Ukraine is taking out oil refineries inside Russia, cratering Moscow’s supplies and sending local prices soaring.
Ukraine is taking out oil refineries inside Russia, cratering Moscow’s supplies and sending local prices soaring.
A wave of Ukrainian drone strikes on oil refineries deep inside Russia has left the Kremlin racing to defend its own territory while still waging war on its neighbor. But the attacks have also achieved the unthinkable — leaving the world’s largest petrostate running low on petrol.
Diesel prices for Russian consumers have skyrocketed, rising almost 10 percent in the past week alone, according to the government’s figures. Petrol costs have also hit a six-month high, up more than 20 percent from the start of the year as supply tightens and more and more facilities are forced to suspend production.
Last Wednesday, two fuel storage facilities owned by Russian energy giant Rosneft, around 500 kilometers from the border with Ukraine, were severely damaged by drones as fuel went up in smoke. More than a dozen refineries across nine Russian regions have been similarly hit this year, with officials in Kyiv saying the industry is a legitimate war target.
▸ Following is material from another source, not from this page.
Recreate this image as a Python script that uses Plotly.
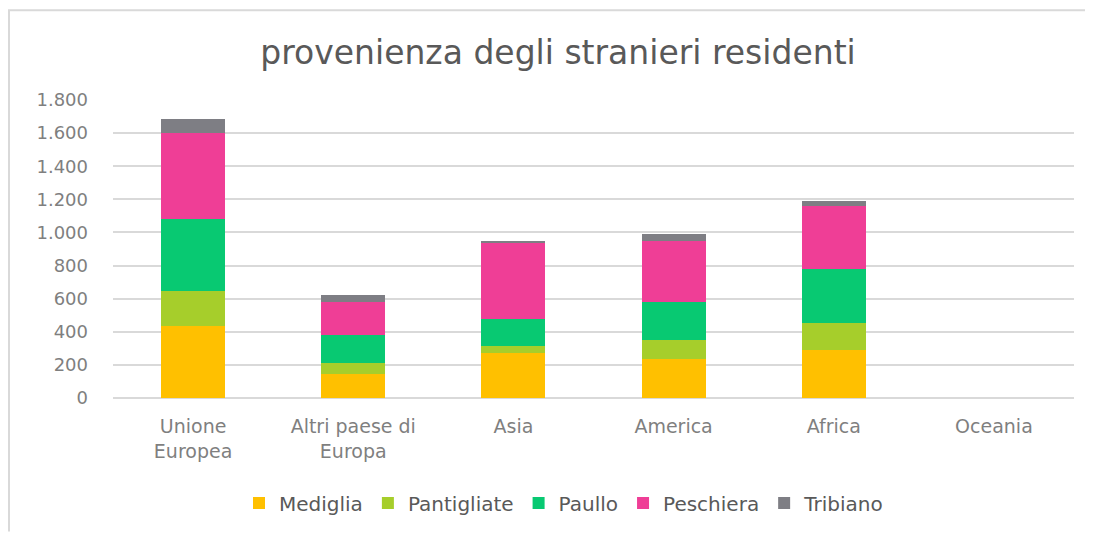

“It’s like a mosquito — when you can’t find it, can’t kill it and it keeps coming back night after night, you’re going to be exhausted," Philip Ingram, a former British military intelligence officer and NATO planner, said. “It’s a very good way of taking the pressure off from the front lines."
I've been hearing this exact thing for the past 2 years and frankly I can't say anything's fundamentally changed here, with the exception of a food prices increase that's more in line with the rest of the world than anything.
Y'all are on copium. Maybe of a lower grade than whatever Sergei "Another sanctions package will surely break Russia's economy, fr this time" Guriev and his army of pocket statesmen use, but still some hard hitting stuff.
Have I said the latter? I don't think I have. I just said they're doing jack shit.
But sure, do continue wasting resources counseling with people like Guriev to figure out which Turkish front company to sanction next, it's almost as entertaining to watch as the yes-men here talking about how financing another shitty film will surely make Russians care about the government's agenda xd
They are not doing nothing. They are hindering a lot of the critical manufacturing. The Russians have shown that moving to a war footing allows them to still manufacture weapons, but everything comes at a premium. The sanctions are just another dilemma to deal with.
One of the things we cannot see is what tradeoffs are being made in order to fuel the wasmachine. The effects might not be visible on the short term because many systems are designed to be rebust. But you can only stave off these effects for soo long.